Without the pictures, extract every line from the start of the material to the line containing "ax.set_ylim(0, 10)", both ends included.

-- Start Material for this exercise --

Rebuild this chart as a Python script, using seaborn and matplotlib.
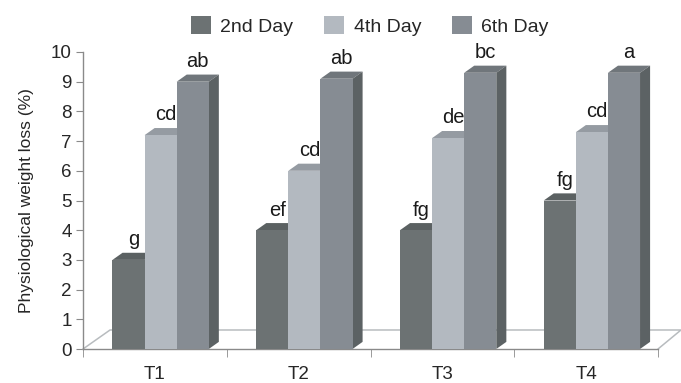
import numpy as np
import pandas as pd
import matplotlib
matplotlib.use("Agg")
import matplotlib.pyplot as plt
from matplotlib.patches import Polygon
from matplotlib.lines import Line2D
import seaborn as sns

# data
treatments = ["T1", "T2", "T3", "T4"]
days = ["2nd Day", "4th Day", "6th Day"]
day2 = [3.0, 4.0, 4.0, 5.0]
day4 = [7.2, 6.0, 7.1, 7.3]
day6 = [9.0, 9.1, 9.3, 9.3]
letters2 = ["g", "ef", "fg", "fg"]
letters4 = ["cd", "cd", "de", "cd"]
letters6 = ["ab", "ab", "bc", "a"]

front_cols = ["#6c7273", "#b3b9c0", "#868c93"]
top_cols = ["#5b6162", "#959ba2", "#70767b"]
side_col = "#5c6264"

df = pd.DataFrame({
    "treatment": treatments * 3,
    "day": [d for d in days for _ in treatments],
    "loss": day2 + day4 + day6,
    "letter": letters2 + letters4 + letters6,
})

sns.set_style("white")
plt.rcParams["font.family"] = ["Liberation Sans", "DejaVu Sans"]

fig = plt.figure(figsize=(6.81, 3.83), dpi=100)
ax = fig.add_axes([83 / 681, 34 / 383, 575 / 681, 297 / 383])

sns.barplot(data=df, x="treatment", y="loss", hue="day", palette=front_cols,
            width=0.67, saturation=1, linewidth=0, ax=ax, legend=False, zorder=3)

ax.set_xlim(-0.5, 3.5)
ax.set_ylim(0, 10)

# pseudo 3D depth of the bars (data units)
dx, dy = 0.07, 0.24
shift = 0.04  # bars sit a bit into the floor, so they look shifted right
bars = [p for p in ax.patches if p.get_height() > 0]
for i, p in enumerate(bars):
    hue_i = i // len(treatments)
    p.set_x(p.get_x() + shift)
    x0, w, h = p.get_x(), p.get_width(), p.get_height()
    top = Polygon([(x0, h), (x0 + dx, h + dy), (x0 + w + dx, h + dy), (x0 + w, h)],
                  closed=True, facecolor=top_cols[hue_i], edgecolor="none", zorder=2)
    side = Polygon([(x0 + w, 0), (x0 + w + dx, dy), (x0 + w + dx, h + dy), (x0 + w, h)],
                   closed=True, facecolor=side_col, edgecolor="none", zorder=2)
    ax.add_patch(top)
    ax.add_patch(side)
    ax.text(x0 + w / 2 + dx / 2, h + dy + 0.12, df["letter"].iloc[i],
            ha="center", va="bottom", fontsize=14.5, color="#1a1a1a")

# floor outline
fx, fy = 0.047, 0.064
floor_col = "#b8bcbf"
ax.add_line(Line2D([0, fx, 1.04, 1.0], [0, fy, fy, 0], transform=ax.transAxes,
                   color=floor_col, lw=1.1, clip_on=False, zorder=1))

# axes styling
for s in ["top", "right"]:
    ax.spines[s].set_visible(False)
for s in ["left", "bottom"]:
    ax.spines[s].set_color("#8a8a8a")
    ax.spines[s].set_linewidth(1.0)

ax.set_yticks(range(0, 11))
ax.tick_params(axis="y", direction="out", length=5, color="#8a8a8a",
               labelsize=13.5, pad=3, left=True)
ax.set_xticks(np.arange(-0.5, 4, 1.0), minor=True)
ax.tick_params(axis="x", which="minor", direction="out", length=6, color="#8a8a8a", bottom=True)
ax.tick_params(axis="x", which="major", length=0, labelsize=13.5, pad=12)
ax.set_xlabel("")
ax.set_ylabel("Physiological weight loss (%)", fontsize=12.5, labelpad=12)

handles = [plt.Rectangle((0, 0), 1, 1, facecolor=c, edgecolor="none") for c in front_cols]
fig.legend(handles, days, loc="center", bbox_to_anchor=(370 / 681, 1 - 26 / 383),
           ncol=3, frameon=False, fontsize=14, handlelength=1.0, handleheight=1.0,
           handletextpad=0.5, columnspacing=1.6)

fig.savefig("out.png", dpi=100)
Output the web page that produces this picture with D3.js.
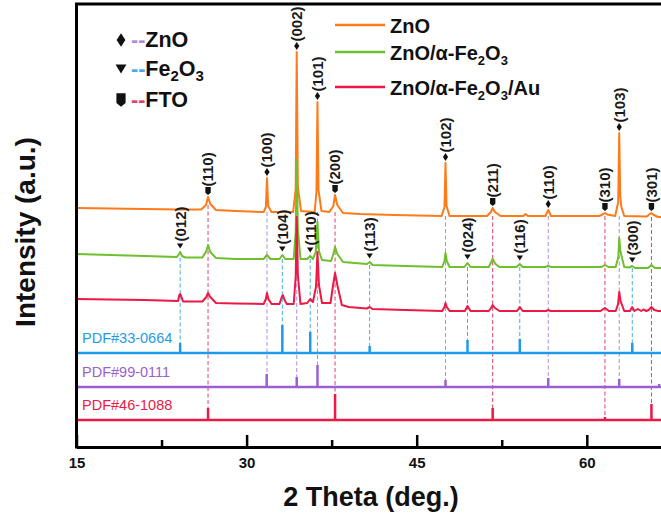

-- End Material for this exercise --

Result of this exercise:
Rebuild this chart as a Python script, using seaborn and matplotlib.
import numpy as np
import pandas as pd
import matplotlib
matplotlib.use("Agg")
import matplotlib.pyplot as plt
from matplotlib.patches import Polygon
from matplotlib.lines import Line2D
import seaborn as sns

# data
treatments = ["T1", "T2", "T3", "T4"]
days = ["2nd Day", "4th Day", "6th Day"]
day2 = [3.0, 4.0, 4.0, 5.0]
day4 = [7.2, 6.0, 7.1, 7.3]
day6 = [9.0, 9.1, 9.3, 9.3]
letters2 = ["g", "ef", "fg", "fg"]
letters4 = ["cd", "cd", "de", "cd"]
letters6 = ["ab", "ab", "bc", "a"]

front_cols = ["#6c7273", "#b3b9c0", "#868c93"]
top_cols = ["#5b6162", "#959ba2", "#70767b"]
side_col = "#5c6264"

df = pd.DataFrame({
    "treatment": treatments * 3,
    "day": [d for d in days for _ in treatments],
    "loss": day2 + day4 + day6,
    "letter": letters2 + letters4 + letters6,
})

sns.set_style("white")
plt.rcParams["font.family"] = ["Liberation Sans", "DejaVu Sans"]

fig = plt.figure(figsize=(6.81, 3.83), dpi=100)
ax = fig.add_axes([83 / 681, 34 / 383, 575 / 681, 297 / 383])

sns.barplot(data=df, x="treatment", y="loss", hue="day", palette=front_cols,
            width=0.67, saturation=1, linewidth=0, ax=ax, legend=False, zorder=3)

ax.set_xlim(-0.5, 3.5)
ax.set_ylim(0, 10)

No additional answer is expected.